The research group travels around the country collecting and testing the soil in various locations to see whether green infrastructure projects would be suitable in areas where flooding threatens public safety and private property.
The research group travels around the country collecting and testing the soil in various locations to see whether green infrastructure projects would be suitable in areas where flooding threatens public safety and private property.

Earlier this month, the students at Carter G. Woodson Primary School and M. Agnes Jones Elementary were visited by scientists from the U.S. Environmental Protection Agency (EPA) as a part of the agency’s analysis on urban flood plains and the impact of water run-off on plant and vegetation.  Atlanta is the 11th city to be a part of the national research and was chosen particularly because of the soils in the area near Proctor Creek.
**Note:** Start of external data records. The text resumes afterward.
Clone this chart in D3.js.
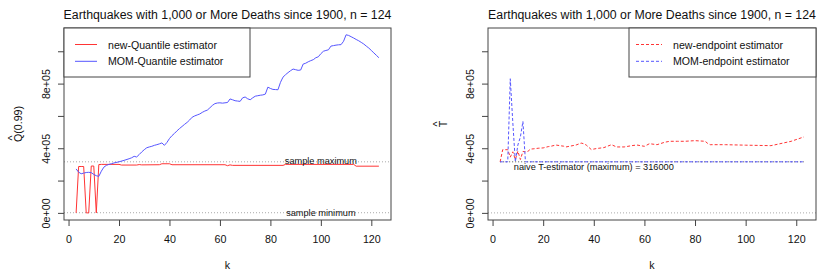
<!DOCTYPE html>
<html>
<head>
<meta charset="utf-8">
<script src="https://cdn.jsdelivr.net/npm/d3@7"></script>
<style>
  body { margin: 0; background: #fff; }
  svg { font-family: "Liberation Sans", Arial, sans-serif; }
</style>
</head>
<body>
<div id="vis"></div>
<script>
// Data, deaths in thousands

// left panel: new-Quantile estimator (red)
const K_NEWQ = [3, 4, 5, 6, 7, 8, 9, 10, 11, 12, 13, 20, 21, 27, 28, 29, 36, 37, 40, 41, 62, 63, 64, 65, 85, 86, 113, 114, 123];
const V_NEWQ = [0, 287, 287, 287, 0, 0, 290, 290, 0, 299, 300, 300, 296, 296, 299, 297, 298, 304, 304, 298, 298, 292, 297, 294, 294, 300, 300, 289, 289];

// left panel: MOM-Quantile estimator (blue)
const K_MOMQ = [3, 4, 5, 6, 7, 8, 9, 10, 11, 12, 13, 14, 15, 16, 17, 18, 20, 22, 24, 25, 26, 27, 28, 29, 30, 31, 32, 33, 34, 35,
                36, 37, 38, 39, 40, 41, 42, 43, 44, 45, 46, 47, 48, 49, 50, 51, 52, 53, 54, 55, 56, 57, 58, 59, 60, 61, 62, 63, 64, 65,
                66, 67, 68, 69, 70, 71, 72, 73, 74, 75, 76, 77, 78, 79, 80, 81, 82, 83, 84, 85, 86, 87, 88, 89, 90, 91, 92, 93, 94, 95,
                96, 97, 98, 99, 100, 101, 102, 103, 104, 105, 106, 107, 108, 109, 110, 111, 112, 113, 114, 115, 116, 117, 118, 119, 120,
                121, 122, 123];
const V_MOMQ = [272, 252, 242, 246, 250, 251, 249, 238, 230, 226, 258, 283, 294, 300, 304, 309, 316, 325, 335, 341, 350, 346, 361, 377, 391, 403, 408, 412, 418, 422,
                427, 433, 418, 436, 460, 478, 492, 508, 522, 535, 548, 560, 575, 592, 600, 606, 612, 622, 630, 636, 650, 665, 676, 680, 681, 679, 681, 683, 705, 700,
                694, 692, 690, 712, 717, 706, 700, 712, 722, 725, 728, 730, 735, 778, 770, 764, 763, 762, 808, 840, 855, 868, 880, 890, 886, 882, 884, 921, 926, 935,
                942, 948, 960, 966, 985, 1000, 1005, 1009, 1032, 1035, 1038, 1040, 1041, 1062, 1102, 1098, 1090, 1082, 1073, 1065, 1055, 1045, 1032, 1020, 1005,
                990, 975, 960];

// right panel: new-endpoint estimator (red, dashed)
const K_NEWE = [3, 4, 5, 6, 7, 8, 9, 10, 11, 12, 13, 14, 15, 16, 18, 20, 22, 23, 25, 27, 28, 29, 31, 33, 35, 36, 37, 39, 41, 44, 47, 49, 52, 55,
                57, 60, 62, 65, 68, 70, 73, 76, 80, 84, 85, 86, 92, 100, 110, 113, 118, 123];
const V_NEWE = [316, 391, 391, 391, 345, 378, 330, 382, 330, 380, 378, 381, 395, 396, 400, 402, 410, 412, 420, 415, 413, 408, 414, 420, 432, 428, 420, 392, 398, 404, 422, 408, 408, 416,
                420, 412, 428, 422, 437, 443, 443, 443, 447, 443, 430, 422, 422, 419, 416, 426, 443, 470];

// right panel: MOM-endpoint estimator (blue, dashed)
const K_MOME = [3, 4, 5, 6, 7, 8, 9, 10, 11, 12, 13, 123];
const V_MOME = [316, 316, 316, 316, 830, 560, 316, 420, 470, 566, 316, 316];

const SAMPLE_MAX = 316;
const SAMPLE_MIN = 1;
const NAIVE_K = [3, 123];

const X_TICKS = [0, 20, 40, 60, 80, 100, 120];
const Y_TICKS = [0, 200, 400, 600, 800, 1000];
const Y_TICK_LABELS = {0: "0e+00", 400: "4e+05", 800: "8e+05"};

const TITLE = "Earthquakes with 1,000 or More Deaths since 1900, n = 124";

// frame
const FRAME_WIDTH = 820;
const FRAME_HEIGHT = 274;
const TOP = 28;
const BOTTOM = 220;
const AXIS_COL = "#444";
const TEXT_COL = "#111";
const RED = "#ff3434";
const BLUE = "#5656ff";

const SVG = d3.select("#vis")
              .append("svg")
                .attr("width", FRAME_WIDTH)
                .attr("height", FRAME_HEIGHT);

SVG.append("rect").attr("width", FRAME_WIDTH).attr("height", FRAME_HEIGHT).attr("fill", "#fff");

const Y_SCALE = d3.scaleLinear().domain([-44, 1144]).range([BOTTOM, TOP]);

// builds one panel
function draw_panel(cfg) {
  const X_SCALE = d3.scaleLinear().domain([-1.8, 127.8]).range([cfg.left, cfg.right]);
  const g = SVG.append("g");
  const line = d3.line().x((d) => X_SCALE(d[0])).y((d) => Y_SCALE(d[1]));

  // reference lines (gray dotted)
  cfg.refs.forEach((v) => {
    g.append("line")
      .attr("x1", cfg.left).attr("x2", cfg.right)
      .attr("y1", Y_SCALE(v)).attr("y2", Y_SCALE(v))
      .attr("stroke", "#aaa").attr("stroke-width", 1)
      .attr("stroke-dasharray", "1,2");
  });

  // naive estimator line, drawn under the series
  if (cfg.naive) {
    g.append("line")
      .attr("x1", X_SCALE(NAIVE_K[0])).attr("x2", X_SCALE(NAIVE_K[1]))
      .attr("y1", Y_SCALE(SAMPLE_MAX)).attr("y2", Y_SCALE(SAMPLE_MAX))
      .attr("stroke", "#555").attr("stroke-width", 1)
      .attr("stroke-dasharray", "1,2");
  }

  // series
  cfg.series.forEach((s) => {
    g.append("path")
      .attr("d", line(d3.zip(s.k, s.v)))
      .attr("fill", "none")
      .attr("stroke", s.color)
      .attr("stroke-width", 1)
      .attr("stroke-dasharray", s.dash);
  });

  // annotations
  cfg.notes.forEach((n) => {
    g.append("text")
      .attr("x", X_SCALE(n.k))
      .attr("y", Y_SCALE(n.v) + n.dy)
      .attr("text-anchor", "middle")
      .attr("dominant-baseline", "central")
      .attr("font-size", "9.2px")
      .attr("fill", TEXT_COL)
      .text(n.text);
  });

  // box
  g.append("rect")
    .attr("x", cfg.left).attr("y", TOP)
    .attr("width", cfg.right - cfg.left).attr("height", BOTTOM - TOP)
    .attr("fill", "none").attr("stroke", AXIS_COL);

  // x axis
  const xa = g.append("g").attr("transform", "translate(0," + BOTTOM + ")")
    .call(d3.axisBottom(X_SCALE).tickValues(X_TICKS).tickSize(6).tickPadding(9).tickSizeOuter(0));
  xa.select(".domain").remove();
  xa.selectAll("line").attr("stroke", AXIS_COL);
  xa.selectAll("text").attr("font-size", "10.7px").attr("fill", TEXT_COL).attr("font-family", null);

  // y axis
  const ya = g.append("g").attr("transform", "translate(" + cfg.left + ",0)")
    .call(d3.axisLeft(Y_SCALE).tickValues(Y_TICKS).tickSize(6).tickSizeOuter(0)
            .tickFormat((d) => Y_TICK_LABELS[d] || ""));
  ya.select(".domain").remove();
  ya.selectAll("line").attr("stroke", AXIS_COL);
  ya.selectAll("text")
    .attr("x", null).attr("dy", null)
    .attr("transform", "translate(-18,0) rotate(-90)")
    .attr("text-anchor", "middle")
    .attr("dominant-baseline", "central")
    .attr("font-size", "10.7px").attr("fill", TEXT_COL).attr("font-family", null);

  // title
  g.append("text")
    .attr("x", (cfg.left + cfg.right) / 2).attr("y", 19)
    .attr("text-anchor", "middle")
    .attr("font-size", "12.3px").attr("fill", TEXT_COL)
    .text(TITLE);

  // x label
  g.append("text")
    .attr("x", (cfg.left + cfg.right) / 2).attr("y", 269)
    .attr("text-anchor", "middle")
    .attr("font-size", "10.7px").attr("fill", TEXT_COL)
    .text("k");

  // y label with hat
  const yl = g.append("g")
    .attr("transform", "translate(" + (cfg.left - cfg.ylabOffset) + "," + ((TOP + BOTTOM) / 2) + ") rotate(-90)");
  const lt = yl.append("text")
    .attr("y", 4).attr("text-anchor", "middle")
    .attr("font-size", "10.7px").attr("fill", TEXT_COL)
    .text(cfg.ylab);
  const w = lt.node().getComputedTextLength();
  yl.append("text")
    .attr("x", -w / 2 + cfg.hatShift).attr("y", -1.5)
    .attr("text-anchor", "middle")
    .attr("font-size", "10.7px").attr("fill", TEXT_COL)
    .text("^");

  // legend
  const lg = g.append("g");
  lg.append("rect")
    .attr("x", cfg.legend.x0).attr("y", TOP)
    .attr("width", cfg.legend.x1 - cfg.legend.x0).attr("height", 49)
    .attr("fill", "#fff").attr("stroke", AXIS_COL);
  cfg.series.forEach((s, i) => {
    const yy = 44.5 + i * 16.8;
    lg.append("line")
      .attr("x1", cfg.legend.l0).attr("x2", cfg.legend.l1)
      .attr("y1", yy).attr("y2", yy)
      .attr("stroke", s.color).attr("stroke-dasharray", s.dash);
    lg.append("text")
      .attr("x", cfg.legend.tx).attr("y", yy)
      .attr("dominant-baseline", "central")
      .attr("font-size", "10.6px").attr("fill", TEXT_COL)
      .text(s.name);
  });
}

draw_panel({
  left: 64, right: 391,
  ylab: "Q(0.99)", ylabOffset: 46.3, hatShift: 4.2,
  refs: [SAMPLE_MAX, SAMPLE_MIN],
  naive: false,
  series: [
    {name: "new-Quantile estimator", k: K_NEWQ, v: V_NEWQ, color: RED, dash: null},
    {name: "MOM-Quantile estimator", k: K_MOMQ, v: V_MOMQ, color: BLUE, dash: null}
  ],
  notes: [
    {k: 100, v: SAMPLE_MAX, dy: -1, text: "sample maximum"},
    {k: 100, v: SAMPLE_MIN, dy: 0, text: "sample minimum"}
  ],
  legend: {x0: 64, x1: 250, l0: 75, l1: 97, tx: 108}
});

draw_panel({
  left: 488, right: 816,
  ylab: "T", ylabOffset: 45.3, hatShift: 3.3,
  refs: [0],
  naive: true,
  series: [
    {name: "new-endpoint estimator", k: K_NEWE, v: V_NEWE, color: RED, dash: "3,2"},
    {name: "MOM-endpoint estimator", k: K_MOME, v: V_MOME, color: BLUE, dash: "3,2"}
  ],
  notes: [
    {k: 40, v: SAMPLE_MAX, dy: 5.5, text: "naive T-estimator (maximum) = 316000"}
  ],
  legend: {x0: 629, x1: 816, l0: 636, l1: 662, tx: 673}
});
</script>
</body>
</html>
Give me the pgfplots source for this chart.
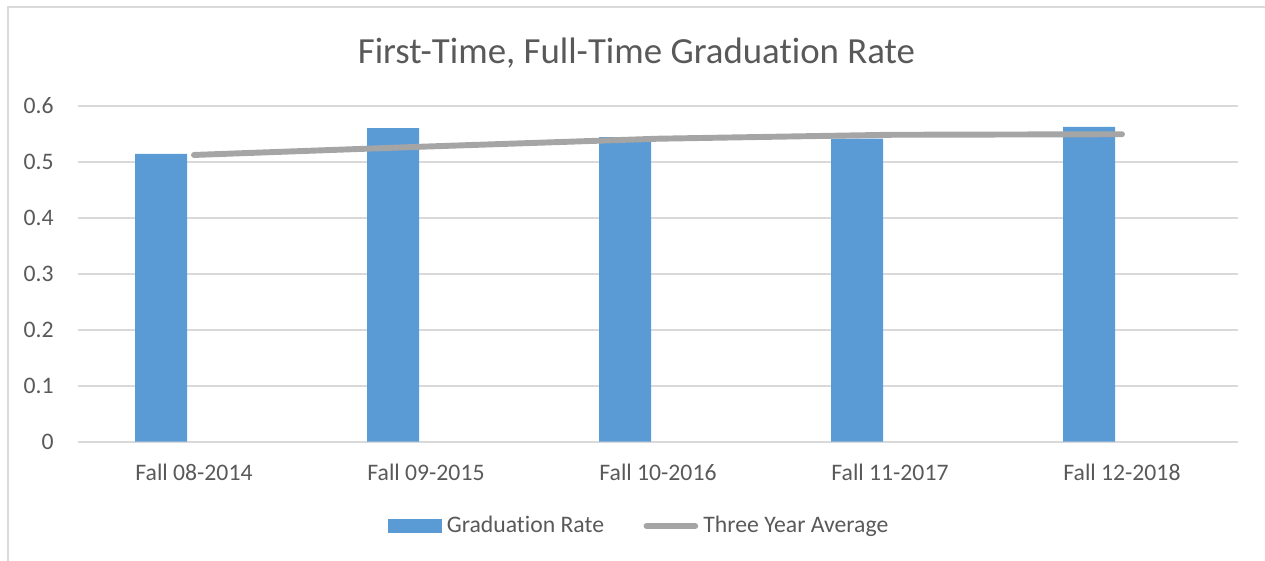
\documentclass[border=0pt]{standalone}
\usepackage{pgfplots}
\pgfplotsset{compat=1.18}
\usepackage{fontspec}
\setmainfont{Carlito}[Ligatures={NoCommon,NoRare}]
\definecolor{barblue}{HTML}{5B9BD5}
\definecolor{linegray}{HTML}{A5A5A5}
\definecolor{txtgray}{HTML}{595959}
\definecolor{gridgray}{HTML}{D9D9D9}
\newcommand{\Ti}{t\kern0pt i}
\begin{document}
\begin{tikzpicture}[x=0.38pt,y=0.38pt]
\useasboundingbox (0,0) rectangle (1265,560);
\begin{scope}
\clip (0,0) rectangle (1265,560);
\draw[gridgray, line width=0.75pt] (8,553) rectangle (1290,-30);
\end{scope}
\node[anchor=base, text=txtgray, font=\fontsize{14}{16.8}\selectfont, inner sep=0pt] at (636.5,497) {First-Time, Full-Time Gradua\Ti on Rate};
\begin{axis}[
  at={(29.64pt,44.95pt)}, anchor=south west,
  width=440.8pt, height=127.7pt, scale only axis,
  xmin=-0.5, xmax=4.5, ymin=0, ymax=0.6,
  axis line style={draw=none},
  major tick length=0pt,
  ymajorgrids, grid style={gridgray, line width=0.65pt},
  xtick={0,1,2,3,4},
  xticklabels={Fall 08-2014, Fall 09-2015, Fall 10-2016, Fall 11-2017, Fall 12-2018},
  ytick={0,0.1,0.2,0.3,0.4,0.5,0.6},
  yticklabels={0,0.1,0.2,0.3,0.4,0.5,0.6},
  tick label style={font=\fontsize{9}{10.8}\selectfont, text=txtgray},
  xticklabel style={anchor=base, yshift=-14.8pt},
  yticklabel style={xshift=-5.7pt},
  legend style={at={(0.485,-0.251)}, anchor=center, draw=none, fill=none,
    legend columns=2, font=\fontsize{9}{10.8}\selectfont, text=txtgray,
    /tikz/every even column/.append style={column sep=13pt}},
  legend cell align=left,
]
\addplot[ybar, bar width=19.8pt, bar shift=-12.5pt, fill=barblue, draw=none,
  legend image code/.code={\fill[barblue] (0pt,-2.7pt) rectangle (20.5pt,2.7pt);}]
  coordinates {(0,0.514) (1,0.560) (2,0.544) (3,0.541) (4,0.562)};
\addlegendentry{Gradua\Ti on Rate}
\addplot[linegray, line width=2.25pt, line cap=round, mark=none,
  legend image code/.code={\draw[linegray, line width=2.25pt, line cap=round] (1.5pt,0pt) -- (20pt,0pt);}]
  coordinates {(0,0.512) (1,0.527) (2,0.541) (3,0.548) (4,0.549)};
\addlegendentry{Three Year Average}
\end{axis}
\end{tikzpicture}
\end{document}
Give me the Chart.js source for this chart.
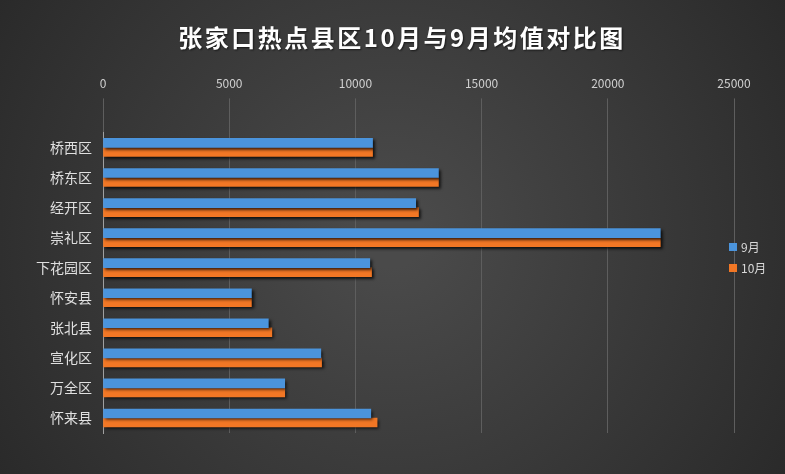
<!DOCTYPE html>
<html>
<head>
    <meta charset="utf-8">
    <title>张家口热点县区10月与9月均值对比图</title>
    <script src="https://cdn.jsdelivr.net/npm/chart.js@4.4.0/dist/chart.umd.min.js"></script>
    <style>
        html, body { margin: 0; padding: 0; background: #333; }
        #wrap { width: 785px; height: 474px; }
    </style>
</head>
<body>
    <div id="wrap"><canvas id="myChart" width="785" height="474"></canvas></div>

    <script>
        // data
        var districts = ['桥西区', '桥东区', '经开区', '崇礼区', '下花园区', '怀安县', '张北县', '宣化区', '万全区', '怀来县'];
        var sep = [10680, 13290, 12390, 22080, 10570, 5880, 6550, 8630, 7200, 10610];
        var oct = [10680, 13290, 12500, 22080, 10640, 5880, 6690, 8660, 7200, 10860];
        var xTicks = [0, 5000, 10000, 15000, 20000, 25000];
        var chartTitle = '张家口热点县区10月与9月均值对比图';

        var FONT = '"Noto Sans CJK SC", "Microsoft YaHei", sans-serif';

        // dark radial background + title
        const bgPlugin = {
            id: 'bg',
            beforeDraw(chart) {
                const c = chart.ctx, w = chart.width, h = chart.height;
                const g = c.createRadialGradient(w / 2, h / 2, 30, w / 2, h / 2, w * 0.62);
                g.addColorStop(0, '#4a4a4a');
                g.addColorStop(1, '#282828');
                c.save();
                c.fillStyle = g;
                c.fillRect(0, 0, w, h);
                c.font = 'bold 24px ' + FONT;
                c.letterSpacing = '2.5px';
                c.fillStyle = '#ffffff';
                c.textAlign = 'center';
                c.textBaseline = 'middle';
                c.shadowColor = 'rgba(0,0,0,0.6)';
                c.shadowBlur = 2;
                c.shadowOffsetX = 1;
                c.shadowOffsetY = 1;
                c.fillText(chartTitle, 402, 38);
                c.restore();
            }
        };

        // soft shadow under the bars
        const shadowPlugin = {
            id: 'barShadow',
            beforeDatasetsDraw(chart) {
                const c = chart.ctx;
                c.save();
                c.shadowColor = 'rgba(0,0,0,0.75)';
                c.shadowBlur = 3;
                c.shadowOffsetX = 2;
                c.shadowOffsetY = 2;
            },
            afterDatasetsDraw(chart) {
                chart.ctx.restore();
            }
        };

        // legend on the right, drawn by hand
        const legendPlugin = {
            id: 'sideLegend',
            afterDraw(chart) {
                const c = chart.ctx;
                c.save();
                c.font = '12px ' + FONT;
                c.textBaseline = 'middle';
                chart.data.datasets.forEach(function (ds, i) {
                    var y = 247 + i * 21;
                    c.fillStyle = ds.backgroundColor;
                    c.fillRect(729, y - 4, 8, 8);
                    c.fillStyle = '#d9d9d9';
                    c.fillText(ds.label, 741, y);
                });
                c.restore();
            }
        };

        const ctx = document.getElementById('myChart').getContext('2d');
        const myChart = new Chart(ctx, {
            type: 'bar',
            data: {
                labels: districts,
                datasets: [
                    { label: '9月', data: sep, backgroundColor: '#4b94dc', barThickness: 9 },
                    { label: '10月', data: oct, backgroundColor: '#f27725', barThickness: 9 }
                ]
            },
            options: {
                indexAxis: 'y',
                responsive: false,
                animation: false,
                categoryPercentage: 0.8,
                layout: { padding: { left: 0, right: 51, top: 68, bottom: 41 } },
                scales: {
                    x: {
                        position: 'top',
                        min: 0,
                        max: 25000,
                        afterBuildTicks(scale) {
                            scale.ticks = xTicks.map(function (v) { return { value: v }; });
                        },
                        grid: { color: '#5e5e5e', lineWidth: 1, tickLength: 34, drawTicks: true },
                        border: { display: false },
                        ticks: {
                            color: '#d0d0d0',
                            font: { size: 12, family: FONT },
                            padding: 8,
                            callback: function (v) { return String(v); }
                        }
                    },
                    y: {
                        afterFit(scale) { scale.width = 103; },
                        grid: { display: false },
                        border: { display: true, color: '#a0a0a0', width: 1 },
                        ticks: { color: '#e0e0e0', font: { size: 14, family: FONT }, padding: 3 }
                    }
                },
                plugins: {
                    legend: { display: false },
                    tooltip: { enabled: false },
                    title: { display: false }
                }
            },
            plugins: [bgPlugin, shadowPlugin, legendPlugin]
        });
    </script>
</body>
</html>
Students looked at soil samples and learned about water run-off impact and the effort of erosion on food production and our ability to have quality residential and commercial development. Students at both schools met with the EPA scientists and discussed the work being done in Atlanta.

“We are looking at urban soils – something that has never been done in this country – because  we think urban soils and the plants they support can create green infrastructure to help us manage storm water run-off in communities,” Dr. Bill Shuster, research hydrologist, EPA region IV scientist. “We can do things in communities to create a better overall environment, and control our storm water runoff, so we are not getting storm flooding and combined sewer overflows in our communities. We want the students to know this.”

Atlanta is the 11th city to be a part of this national research by the EPA.
Atlanta is the 11th city to be a part of this national research by the EPA.